** begin **

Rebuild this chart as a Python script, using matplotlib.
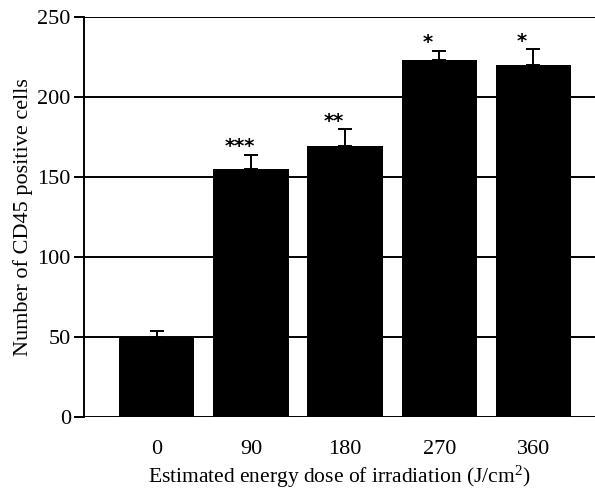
import matplotlib
matplotlib.use("Agg")
import matplotlib.pyplot as plt
import numpy as np

# Dose groups and measured CD45-positive cell counts (mean with upper SEM)
doses = ["0", "90", "180", "270", "360"]
cell_counts = [50, 155, 169.5, 223.5, 220]
sem = [3.5, 9, 10.5, 5.5, 10]
significance = ["", "***", "**", "*", "*"]

y_ticks = [0, 50, 100, 150, 200, 250]

plt.rcParams["font.family"] = ["Liberation Serif", "DejaVu Serif"]
plt.rcParams["mathtext.fontset"] = "custom"
plt.rcParams["mathtext.rm"] = "Liberation Serif"
plt.rcParams["mathtext.it"] = "Liberation Serif:italic"

fig = plt.figure(figsize=(5.95, 4.93), dpi=100)
ax = fig.add_axes([0.1412, 0.1548, 0.8588, 0.8101])

x = np.arange(len(doses))
lw = 1.4

ax.bar(x, cell_counts, width=0.8, color="black", zorder=2)
ax.errorbar(x, cell_counts, yerr=[np.zeros(len(sem)), sem], fmt="none",
            ecolor="black", elinewidth=lw, capsize=5, capthick=lw, zorder=3)

for xi, m, e, s in zip(x, cell_counts, sem, significance):
    if s:
        ax.text(xi - 0.12, m + e + 1.5, s, ha="center", va="baseline",
                fontsize=14, fontweight="bold", family="DejaVu Sans", zorder=4)

ax.set_xlim(-0.772, 4.653)
ax.set_ylim(0, 250)
ax.set_yticks(y_ticks)
ax.set_xticks(x)
ax.set_xticklabels(doses)

ax.yaxis.grid(True, color="black", linewidth=lw)
ax.set_axisbelow(True)

for side in ["top", "right", "bottom"]:
    ax.spines[side].set_visible(False)
ax.spines["left"].set_linewidth(lw)

ax.tick_params(axis="y", direction="out", length=7.5, width=lw, pad=2, labelsize=16)
ax.tick_params(axis="x", length=0, pad=17, labelsize=16)

ax.set_ylabel("Number of CD45 positive cells", fontsize=16, labelpad=3)
ax.set_xlabel(r"Estimated energy dose of irradiation (J/cm$^{2}$)", fontsize=15.5, labelpad=3)

fig.savefig("out.png", dpi=100)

** end **

> **Exercise**: Skip every picture and return the lines above from the top through the one that contains "y_ticks = [0, 50, 100, 150, 200, 250]".

> **The solution**:
Rebuild this chart as a Python script, using matplotlib.
import matplotlib
matplotlib.use("Agg")
import matplotlib.pyplot as plt
import numpy as np

# Dose groups and measured CD45-positive cell counts (mean with upper SEM)
doses = ["0", "90", "180", "270", "360"]
cell_counts = [50, 155, 169.5, 223.5, 220]
sem = [3.5, 9, 10.5, 5.5, 10]
significance = ["", "***", "**", "*", "*"]

y_ticks = [0, 50, 100, 150, 200, 250]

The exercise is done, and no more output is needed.